Yangon, Aktual.com – Sekretaris Jenderal Perserikatan Bangsa-Bangsa Ban Ki-moon, mengecam unsur keras di Myanmar, yang menyebarkan pidato kebencian dan kefanatikan terhadap agama minoritas, beberapa hari menjelang pemilihan umum bersejarah di negara itu.

Myanmar mengadakan pemungutan suara pada Minggu (8/11) mendatang, yang pengamat harap menjadi pemilihan umum paling adil sesudah puluhan tahun saat negara itu perlahan meninggalkan hampir setengah abad kekuasaan tentara.

Tapi, pemungutan suara itu berlangsung bersamaa dengan peningkatan rasa benci Muslim, yang dipimpin gerakan kecil tapi semakin berpengaruh dari biksu Buddha nasionalis garis keras.

Dalam pernyataan keluaran kantornya, Ban Ki-moon mengungkapkan kekhawatiran mendalam tentang pidato kebencian terus menerus, hasutan permusuhan kaum dan penyalahgunaan agama untuk tujuan politik oleh anasir keras di kalangan masyarakat utama di Myanmar.

Ban juga menyeru pemilih untuk menolak politisi penganut kebijakan pembedaan ketika mereka ke kotak suara.

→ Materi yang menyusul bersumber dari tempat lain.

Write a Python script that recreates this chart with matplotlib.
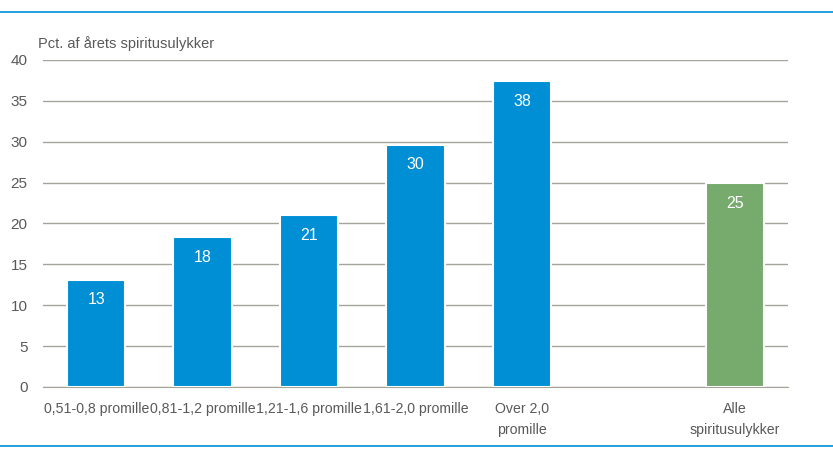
import matplotlib.pyplot as plt
from matplotlib.lines import Line2D

categories = ["0,51-0,8 promille", "0,81-1,2 promille", "1,21-1,6 promille",
              "1,61-2,0 promille", "Over 2,0\npromille", "", "Alle\nspiritusulykker"]
values = [13.1, 18.3, 21.0, 29.6, 37.4, None, 24.9]
value_labels = ["13", "18", "21", "30", "38", "", "25"]
bar_colors = ["#008FD5", "#008FD5", "#008FD5", "#008FD5", "#008FD5", None, "#77AB6E"]

plt.rcParams['font.family'] = ['Liberation Sans', 'DejaVu Sans']
text_color = "#595959"

fig = plt.figure(figsize=(8.33, 4.54), dpi=100)
ax = fig.add_axes([43 / 833, 1 - 387 / 454, 745 / 833, 327 / 454])

x = list(range(len(categories)))
for i, v in enumerate(values):
    if v is None:
        continue
    ax.bar(i, v, width=0.55, color=bar_colors[i], edgecolor="white", linewidth=1.5, zorder=3)
    ax.text(i, v - 1.5, value_labels[i], ha="center", va="top", color="white", fontsize=11.5, zorder=4)

ax.set_xlim(-0.5, len(categories) - 0.5)
ax.set_ylim(0, 40)
ax.set_yticks(range(0, 41, 5))
ax.set_xticks(x)
ax.set_xticklabels(categories, fontsize=10.2, color=text_color, linespacing=1.6)
ax.tick_params(axis="y", labelsize=11, labelcolor=text_color, length=0, pad=11)
ax.tick_params(axis="x", length=0, pad=11)
ax.grid(axis="y", color="#A6A499", linewidth=1, zorder=0)
ax.set_axisbelow(True)
for s in ["top", "right", "left"]:
    ax.spines[s].set_visible(False)
ax.spines["bottom"].set_color("#A6A499")
ax.spines["bottom"].set_zorder(2)

fig.text(38 / 833, 1 - 44 / 454, "Pct. af årets spiritusulykker", fontsize=10.5, color=text_color, va="center")

fig.add_artist(Line2D([0, 1], [1 - 12 / 454, 1 - 12 / 454], color="#008FD5", linewidth=1.2, transform=fig.transFigure))
fig.add_artist(Line2D([0, 1], [1 - 446 / 454, 1 - 446 / 454], color="#008FD5", linewidth=1.2, transform=fig.transFigure))

fig.savefig("out.png", dpi=100)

“Dia mendesak semua pihak di Myanmar menghindari tekanan, paksaan, penyebaran kebencian atau kekerasan terhadap pribadi atau lembaga berdasarkan atas kesukuan, jenis kelamin, kepercayaan atau agama atau pandangan politik,” kata pernyataan itu, dilansir dari AFP, Senin (2/11).

Ia tidak menyebutkan nama orang atau kelompok dalam pernyataannya.

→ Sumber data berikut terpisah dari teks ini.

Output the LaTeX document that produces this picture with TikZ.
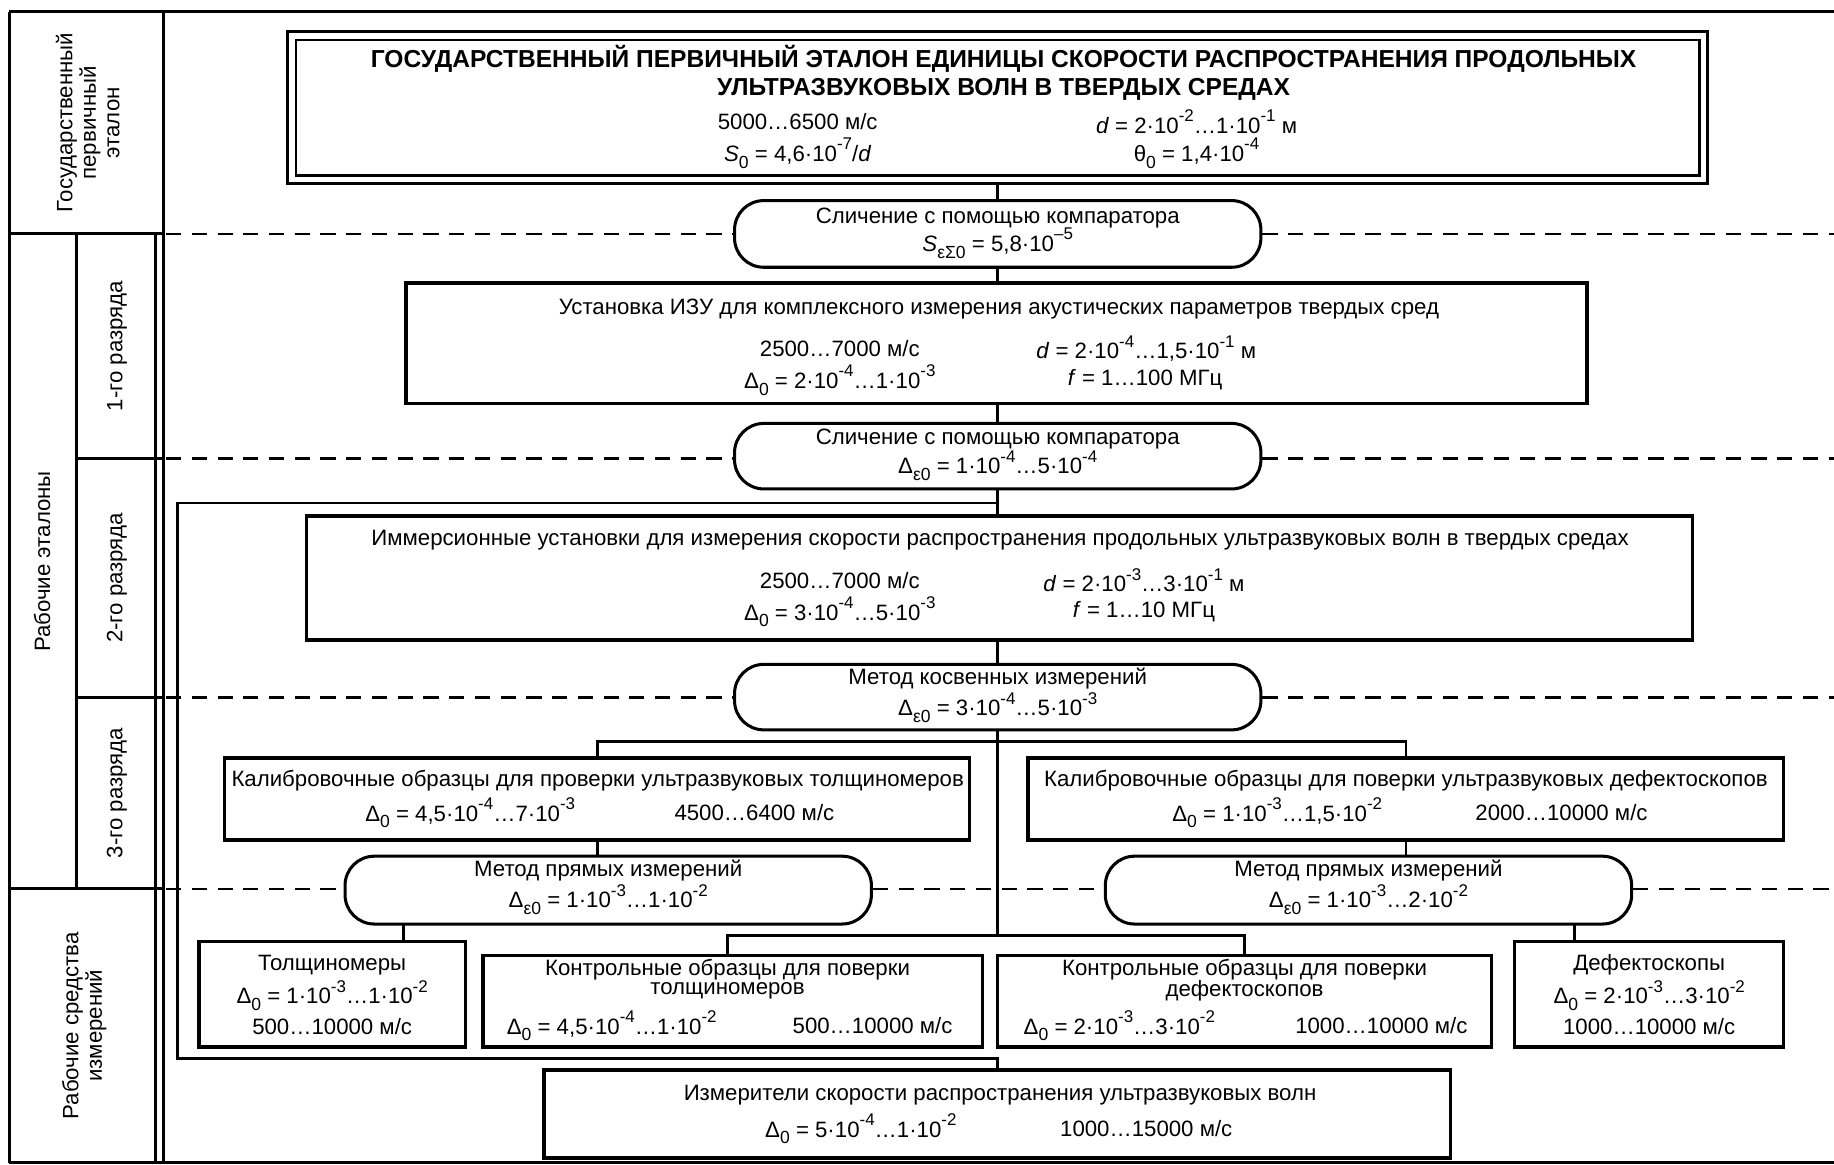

Tapi, ia mengecam pernyataan kasar terhadap Yanghee Lee, Pelapor khusus Perserikatan Bangsa-Bangsa untuk Myanmar.

Dalam kunjungan ke negara itu pada Januari, ia diejek biksu penghasut berpengaruh Wirathu, yang menggambarkannya sebagai pelacur.

Tidak jelas dari pernyataan Ban itu apakah ia merujuk pada masalah itu.

Lee lantang dalam mengecam penganiaya dan menabur permusuhan aliran terhadap suku kecil Myanmar, khususnya Muslim.

Dalam beberapa tahun belakangan, gerakan nasionalis Buddha bermunculan, mendukung partai berkuasa USDP.

Gerakan Ma Ba Tha dan Wirathu adalah yang paling dikenal di antara kelompok itu, yang mendukung perasaan benci Muslim.

Inti asas mereka adalah keyakinan bahwa jatidiri Buddha Myanmar diserang Muslim dan suku kecil lain, meskipun negara itu berisi kelompok tersebut sejak dulu.

Puluhan orang, terutama Muslim, tewas dalam kekerasan agama dalam beberapa tahun belakangan.

USDP bersekutu dengan pandangan kolot itu, setuju meloloskan serangkaian aturan bermasalah tentang ras dan agama pada awal tahu ini.

Akibatnya, kaum nasionalis Buddha secara jelas memilih pemerintah bertahan.